Mess: Spatial Strategies for London's Cultural Infrastructure

Working collaboratively with our students from the London School of Architecture (LSA), we have addressed some of the issues raised by the Mayor's Cultural Infrastructure strategy and devised a spatial strategy to “sustain London’s future as a cultural capital.”
London's cumulative cultural offer is stunning, from the high-arts in old and new iconic architectures, to pop culture in vibrant street life. All these venues and, just as importantly, their smaller interstitial spaces, represent a complex meshing together of urban and cultural planning that underscores innovation, business success, and wellbeing, making our city appealing to tourists, students, and educated workforce.

Today, however, London's cultural ecology is under threat from a number of different forces. These range from sanitisation, which is turning our public spaces into hyper-regulated environments that are hostile to creativity; to the incessant rise in property value, which is pricing out workspaces and homes for the creative community; through to the growing phenomenon of privatisation of cultural spaces and collections, resulting in a growing number of private museums – often set up as alternatives to paying taxes – proliferating in our cities, alongside tax exemption schemes like CETI (covertly keeping public collections within private walls) and the so-called 'Freeports of culture'. These are extra-state, armoured storage facilities, built in the proximity of major international airports, where high-end collectors can store and trade their artworks without having to pay taxes.

All this while, under the effect of ubiquitous networked technology and rising mobility, consumption and access to culture are radically changing. As we travel more and more and for longer, the "journey" – the time spent between destinations – becomes a significant part of our urban experience, one that blurs the boundaries between work and leisure, favouring a more informal approach to culture. Yet the "journey" remains a largely overlooked area when it comes to urban cultural planning.

Working with our students from the LSA (Louie Austen, Charlotte Hurley, Molly Judge, Lloyd Martin and Sheenwar Siti), we have devised MESS, a city-wide spatial strategy that operates between mobility, infrastructure and public space and that ingenuously tweaks planning policies and taxation schemes to ensure that future investment in cultural infrastructure is not left in the hands of the private sector and directed solely towards totemic containers for the high-arts. MESS' spatial framework of small- and medium-scaled flexible spaces (ideal for studios, workshops, and rehearsal) "stitches" between transport infrastructure, new private developments, and public space, to favour a more permissive and playful environment that preserves London's cultural vibrancy as well as its economical and social wellbeing.

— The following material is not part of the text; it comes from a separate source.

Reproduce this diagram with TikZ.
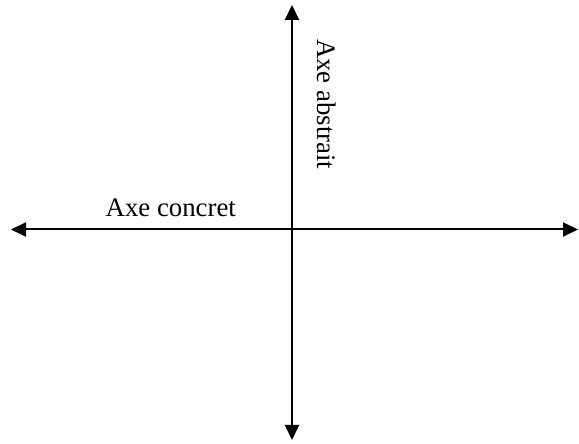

Take the “journey” into consideration 
We propose to exploit the opportunities generated by transport infrastructure developments and distribute new cultural spaces along the length of Crossrail, near its many stations to serve a wider demographic and adapt to Londoners’ daily journeys. For this purpose we have studied the typical day in the life of a Londoner. We have diagrammed where technology, mobility and daily activities (such as sleeping, eating, playing, eating, working etc.) overlap in the routine of an adult and a child respectively, and where in these cycles cultural production, participation and enjoinment tend to insert themselves. 

Create Permissive Places for Production, Participation and Play
Our proposal favours the proliferation of extra-small, small and medium sized flexible spaces, ideal for studios, workshops and rehearsal spaces, in order to support talent and stop the incessant expansion of residential space as well as Large and Extra Large containers for the high-arts at the expense of London’s common creative ground. 

Reform existing funding models 
We propose to allocate a fixed percentage of both Local Authority and Majoral Community Infrastructure Levy (CIL) – a planning charge that local authorities can impose on large developments within a given distance from new transport infrastructure – in order to support the economic and cultural wellbeing of the area. This levy would fund the provision of new spaces on sites that sit between the forthcoming Crossrail stations and their adjacent speculative developments, as well as further afield within local neighbourhood. We have tested this proposal on two sites touched by Crossrail: Whitechapel and Heathrow Airport. 

Make MESS 
Our proposed cultural infrastructure network, will utilise the ‘shit space’ of development (the less valuable floor space of new buildings, such as the underground or overshadowed areas, or the noisy space in the proximity of an airport) to make room for messy creative activities in our city. Borrowing the model of Shared Economy – essentially connecting and making the most of underused resources – the modest venues we propose will ‘stitch’ between new buildings, transport infrastructure and public spaces, to maximise their use and create a more permissive spatial framework, where variety, hybridity and serendipitous discoveries can unlock the potential for creativity and play in the city.